Funding government-wide has increased yearly since, according to the Congressional Research Service; the latest rise from $954 million in FY 2005 to just over $1 billion this year. Arguing on behalf of another increase, to $1.14 billion for FY 2007, Hughes told a House panel on May 3 "the values we promote are universal, meant for people everywhere, and we seek to promote them with other nations and peoples in a spirit of partnership and respect."
But the government's efforts are beset by problems. Testifying the same day as Hughes, the Government Accountability Office's lead auditor on public diplomacy efforts reported the U.S. public diplomacy campaign still lacked strategic coherence.
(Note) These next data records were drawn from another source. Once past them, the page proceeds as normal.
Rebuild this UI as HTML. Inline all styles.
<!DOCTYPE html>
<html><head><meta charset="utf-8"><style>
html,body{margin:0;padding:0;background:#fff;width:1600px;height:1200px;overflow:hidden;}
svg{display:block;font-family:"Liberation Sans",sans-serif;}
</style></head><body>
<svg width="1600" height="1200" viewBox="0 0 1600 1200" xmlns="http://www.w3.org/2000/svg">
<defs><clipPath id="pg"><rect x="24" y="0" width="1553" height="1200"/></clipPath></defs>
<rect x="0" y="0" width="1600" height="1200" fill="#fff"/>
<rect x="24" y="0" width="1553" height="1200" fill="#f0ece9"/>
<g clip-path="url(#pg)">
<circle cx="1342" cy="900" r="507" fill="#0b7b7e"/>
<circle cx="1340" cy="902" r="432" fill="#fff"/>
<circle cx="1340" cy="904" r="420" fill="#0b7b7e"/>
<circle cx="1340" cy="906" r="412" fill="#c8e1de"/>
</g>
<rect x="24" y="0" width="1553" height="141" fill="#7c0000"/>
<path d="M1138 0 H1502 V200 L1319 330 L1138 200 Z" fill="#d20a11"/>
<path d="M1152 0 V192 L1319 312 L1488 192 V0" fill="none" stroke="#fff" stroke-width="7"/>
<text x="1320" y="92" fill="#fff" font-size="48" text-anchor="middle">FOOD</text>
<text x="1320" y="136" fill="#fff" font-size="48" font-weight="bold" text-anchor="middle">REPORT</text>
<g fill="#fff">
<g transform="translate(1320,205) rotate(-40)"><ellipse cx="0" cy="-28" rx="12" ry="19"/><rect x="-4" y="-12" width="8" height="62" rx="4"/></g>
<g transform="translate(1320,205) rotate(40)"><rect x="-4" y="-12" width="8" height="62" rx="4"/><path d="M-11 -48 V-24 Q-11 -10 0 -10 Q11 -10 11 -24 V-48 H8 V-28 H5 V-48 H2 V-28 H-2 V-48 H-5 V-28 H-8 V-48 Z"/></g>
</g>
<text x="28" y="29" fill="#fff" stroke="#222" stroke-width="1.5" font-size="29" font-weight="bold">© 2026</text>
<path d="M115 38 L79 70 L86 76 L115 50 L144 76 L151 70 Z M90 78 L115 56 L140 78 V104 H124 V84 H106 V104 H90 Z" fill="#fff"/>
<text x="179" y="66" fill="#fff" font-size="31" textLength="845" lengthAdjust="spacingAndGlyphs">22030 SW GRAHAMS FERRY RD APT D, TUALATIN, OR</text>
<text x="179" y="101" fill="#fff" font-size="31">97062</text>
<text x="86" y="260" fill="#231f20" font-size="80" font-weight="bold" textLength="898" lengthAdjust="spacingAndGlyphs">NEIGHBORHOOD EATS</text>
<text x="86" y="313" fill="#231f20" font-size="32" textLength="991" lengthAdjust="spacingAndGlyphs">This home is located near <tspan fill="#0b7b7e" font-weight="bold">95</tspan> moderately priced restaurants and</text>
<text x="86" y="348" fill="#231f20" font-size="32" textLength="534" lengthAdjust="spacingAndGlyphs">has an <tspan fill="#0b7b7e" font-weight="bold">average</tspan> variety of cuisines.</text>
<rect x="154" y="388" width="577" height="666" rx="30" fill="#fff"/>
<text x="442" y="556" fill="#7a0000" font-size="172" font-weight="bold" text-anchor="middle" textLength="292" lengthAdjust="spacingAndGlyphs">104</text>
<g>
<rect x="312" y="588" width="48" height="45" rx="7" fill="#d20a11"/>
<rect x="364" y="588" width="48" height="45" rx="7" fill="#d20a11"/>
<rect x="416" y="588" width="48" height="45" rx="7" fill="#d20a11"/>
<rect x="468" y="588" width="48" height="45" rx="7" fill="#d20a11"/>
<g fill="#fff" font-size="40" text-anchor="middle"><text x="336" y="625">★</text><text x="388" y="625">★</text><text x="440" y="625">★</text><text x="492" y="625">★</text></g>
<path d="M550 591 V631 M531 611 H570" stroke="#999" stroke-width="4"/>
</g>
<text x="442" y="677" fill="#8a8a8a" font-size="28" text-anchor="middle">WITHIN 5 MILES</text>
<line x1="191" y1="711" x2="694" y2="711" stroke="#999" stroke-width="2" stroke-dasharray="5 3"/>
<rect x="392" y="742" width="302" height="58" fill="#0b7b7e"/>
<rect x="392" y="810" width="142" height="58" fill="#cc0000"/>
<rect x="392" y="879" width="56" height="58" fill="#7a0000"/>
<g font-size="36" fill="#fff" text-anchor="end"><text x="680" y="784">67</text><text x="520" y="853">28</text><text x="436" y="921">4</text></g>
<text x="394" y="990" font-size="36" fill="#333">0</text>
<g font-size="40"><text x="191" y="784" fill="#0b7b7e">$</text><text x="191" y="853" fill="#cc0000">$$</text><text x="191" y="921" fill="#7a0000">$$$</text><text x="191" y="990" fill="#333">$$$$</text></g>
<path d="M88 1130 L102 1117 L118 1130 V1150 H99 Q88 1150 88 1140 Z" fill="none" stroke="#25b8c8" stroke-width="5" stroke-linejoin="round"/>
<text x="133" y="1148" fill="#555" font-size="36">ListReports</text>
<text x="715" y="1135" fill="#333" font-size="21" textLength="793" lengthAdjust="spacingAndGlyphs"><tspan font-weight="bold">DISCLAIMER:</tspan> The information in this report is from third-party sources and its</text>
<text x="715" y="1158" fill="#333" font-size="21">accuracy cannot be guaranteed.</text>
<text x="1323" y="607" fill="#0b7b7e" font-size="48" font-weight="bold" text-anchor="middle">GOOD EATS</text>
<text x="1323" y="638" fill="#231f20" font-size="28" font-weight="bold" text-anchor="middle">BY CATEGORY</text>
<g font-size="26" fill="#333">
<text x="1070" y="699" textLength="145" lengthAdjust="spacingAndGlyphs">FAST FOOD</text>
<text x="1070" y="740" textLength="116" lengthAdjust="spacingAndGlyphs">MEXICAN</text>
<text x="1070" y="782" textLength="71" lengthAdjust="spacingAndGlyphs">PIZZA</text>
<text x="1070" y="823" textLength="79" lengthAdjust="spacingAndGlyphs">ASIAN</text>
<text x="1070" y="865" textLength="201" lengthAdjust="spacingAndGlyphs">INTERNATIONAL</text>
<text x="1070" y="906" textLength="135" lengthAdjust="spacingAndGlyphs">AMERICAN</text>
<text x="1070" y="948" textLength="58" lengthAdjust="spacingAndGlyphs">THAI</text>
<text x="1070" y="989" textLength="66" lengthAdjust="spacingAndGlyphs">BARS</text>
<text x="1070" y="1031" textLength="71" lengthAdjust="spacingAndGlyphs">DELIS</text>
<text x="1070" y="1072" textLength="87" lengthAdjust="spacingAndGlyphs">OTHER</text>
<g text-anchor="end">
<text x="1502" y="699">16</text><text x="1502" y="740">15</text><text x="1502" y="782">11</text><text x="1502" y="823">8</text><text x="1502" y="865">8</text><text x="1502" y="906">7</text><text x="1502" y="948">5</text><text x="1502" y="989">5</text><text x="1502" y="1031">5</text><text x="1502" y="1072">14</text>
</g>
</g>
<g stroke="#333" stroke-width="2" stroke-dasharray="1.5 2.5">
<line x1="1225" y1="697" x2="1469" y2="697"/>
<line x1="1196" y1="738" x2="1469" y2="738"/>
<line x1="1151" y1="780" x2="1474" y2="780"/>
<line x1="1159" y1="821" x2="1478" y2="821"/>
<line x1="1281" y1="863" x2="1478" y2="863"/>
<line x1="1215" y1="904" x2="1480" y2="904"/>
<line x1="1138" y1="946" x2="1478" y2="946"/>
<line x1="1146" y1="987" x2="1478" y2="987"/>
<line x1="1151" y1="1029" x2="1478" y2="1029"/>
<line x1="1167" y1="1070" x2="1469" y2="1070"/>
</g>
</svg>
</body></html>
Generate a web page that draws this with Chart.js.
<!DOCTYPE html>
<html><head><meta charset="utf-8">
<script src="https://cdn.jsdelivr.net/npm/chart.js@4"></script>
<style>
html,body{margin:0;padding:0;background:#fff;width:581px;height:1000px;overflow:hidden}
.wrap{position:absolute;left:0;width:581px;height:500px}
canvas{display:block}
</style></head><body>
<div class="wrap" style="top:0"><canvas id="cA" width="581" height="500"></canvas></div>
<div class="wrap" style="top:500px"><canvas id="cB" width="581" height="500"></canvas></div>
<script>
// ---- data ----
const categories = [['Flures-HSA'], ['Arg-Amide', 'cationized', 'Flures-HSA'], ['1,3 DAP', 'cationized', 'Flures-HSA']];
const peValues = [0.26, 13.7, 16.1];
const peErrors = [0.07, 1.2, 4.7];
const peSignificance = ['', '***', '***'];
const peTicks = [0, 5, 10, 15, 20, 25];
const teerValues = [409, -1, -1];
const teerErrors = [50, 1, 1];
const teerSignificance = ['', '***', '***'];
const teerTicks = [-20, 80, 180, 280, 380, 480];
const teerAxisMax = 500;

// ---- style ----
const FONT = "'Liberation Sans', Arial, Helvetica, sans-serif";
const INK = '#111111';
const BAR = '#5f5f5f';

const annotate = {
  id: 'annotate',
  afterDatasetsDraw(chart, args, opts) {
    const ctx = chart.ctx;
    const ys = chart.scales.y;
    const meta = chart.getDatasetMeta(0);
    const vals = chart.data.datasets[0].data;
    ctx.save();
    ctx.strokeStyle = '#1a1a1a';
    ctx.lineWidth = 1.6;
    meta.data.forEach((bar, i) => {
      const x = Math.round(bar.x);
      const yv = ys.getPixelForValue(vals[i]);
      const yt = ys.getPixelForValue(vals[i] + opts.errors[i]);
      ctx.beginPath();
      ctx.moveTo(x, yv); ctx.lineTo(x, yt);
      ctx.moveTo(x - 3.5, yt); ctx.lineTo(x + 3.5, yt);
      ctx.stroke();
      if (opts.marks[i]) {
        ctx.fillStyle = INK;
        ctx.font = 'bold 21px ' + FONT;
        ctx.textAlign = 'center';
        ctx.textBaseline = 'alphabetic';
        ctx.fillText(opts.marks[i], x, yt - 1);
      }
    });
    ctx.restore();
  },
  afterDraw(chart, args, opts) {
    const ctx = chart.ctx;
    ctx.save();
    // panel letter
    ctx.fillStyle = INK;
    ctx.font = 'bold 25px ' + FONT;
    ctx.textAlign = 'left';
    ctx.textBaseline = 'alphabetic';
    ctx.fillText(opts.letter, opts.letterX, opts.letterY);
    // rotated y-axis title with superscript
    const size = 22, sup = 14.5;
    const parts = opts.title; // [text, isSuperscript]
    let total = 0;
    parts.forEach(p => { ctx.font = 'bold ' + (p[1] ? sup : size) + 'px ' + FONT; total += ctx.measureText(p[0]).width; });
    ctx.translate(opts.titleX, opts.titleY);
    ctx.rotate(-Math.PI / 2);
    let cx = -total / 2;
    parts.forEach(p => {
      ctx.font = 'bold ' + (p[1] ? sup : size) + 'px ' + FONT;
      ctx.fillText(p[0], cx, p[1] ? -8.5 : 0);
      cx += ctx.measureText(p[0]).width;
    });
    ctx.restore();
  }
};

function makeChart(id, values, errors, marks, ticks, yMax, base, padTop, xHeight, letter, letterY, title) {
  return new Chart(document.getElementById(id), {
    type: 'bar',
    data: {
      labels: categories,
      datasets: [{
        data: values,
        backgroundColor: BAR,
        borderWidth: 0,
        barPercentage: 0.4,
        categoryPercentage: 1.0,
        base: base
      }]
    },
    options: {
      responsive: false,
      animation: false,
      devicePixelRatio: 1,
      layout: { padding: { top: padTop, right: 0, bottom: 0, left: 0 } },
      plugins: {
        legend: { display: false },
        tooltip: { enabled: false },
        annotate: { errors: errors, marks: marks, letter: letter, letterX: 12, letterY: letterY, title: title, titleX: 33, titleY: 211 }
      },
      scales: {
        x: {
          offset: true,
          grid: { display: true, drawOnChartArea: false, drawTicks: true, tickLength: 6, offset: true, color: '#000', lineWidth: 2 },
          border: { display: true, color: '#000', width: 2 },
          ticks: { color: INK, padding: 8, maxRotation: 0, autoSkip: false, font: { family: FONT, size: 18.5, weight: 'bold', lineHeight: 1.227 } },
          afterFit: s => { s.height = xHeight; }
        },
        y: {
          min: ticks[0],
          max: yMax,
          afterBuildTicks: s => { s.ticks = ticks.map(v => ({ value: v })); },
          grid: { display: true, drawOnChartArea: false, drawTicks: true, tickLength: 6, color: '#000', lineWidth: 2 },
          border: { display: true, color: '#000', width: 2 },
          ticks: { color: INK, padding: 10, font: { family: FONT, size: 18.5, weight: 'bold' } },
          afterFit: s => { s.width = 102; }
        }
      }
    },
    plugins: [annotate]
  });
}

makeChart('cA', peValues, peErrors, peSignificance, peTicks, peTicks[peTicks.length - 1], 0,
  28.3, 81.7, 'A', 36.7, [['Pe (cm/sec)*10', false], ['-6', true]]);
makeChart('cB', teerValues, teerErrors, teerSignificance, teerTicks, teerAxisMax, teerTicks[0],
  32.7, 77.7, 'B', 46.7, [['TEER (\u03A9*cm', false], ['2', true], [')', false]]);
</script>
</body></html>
Disturbingly, "30 percent of officers in language-designated public diplomacy positions in the Muslim world have not attained the level of language proficiency required for their positions, hampering their ability to engage with foreign publics," he said.
Nor is needle of global opinion moving significantly. Confirming years of negative poll results, Andrew Kohut, who runs Pew's surveys, concludes in his recent book that "America's image is at a low ebb: where once it was considered the champion of democracy, America is now seen as a self-absorbed, militant hyperpower." (In an interesting corollary, Pew last November found more Americans harboring isolationist attitudes due to the war in Iraq and other issues.)
CFR Fellow Julia Sweig blames much of this backlash on the Bush administration's unilateralism. Sweig, who talks about her new book, Friendly Fire, in this cfr.org Podcast, is a Latin America expert who sees parallels between Washington's poor reputation in its immediate neighborhood and the recent spike in anti-Americanism in the rest of the world. In effect, she says, America's dismissive attitude toward its own hemisphere has gone global, with predictable results.
Others believe Washington makes too much of its own role in all this. Marc Lynch, author of Voices of the New Arab Public, says this is not a war of ideas between the United States and Islam, but rather an inter-Arab issue. "In fact, America is a relatively marginal and often self-defeating player in the real ideological struggle among Arabs and Muslims," Lynch writes in the National Interest. "American power and policies matter, but direct American interventions, however necessary, tend to reinforce al-Qaeda's arguments about an Islam under siege."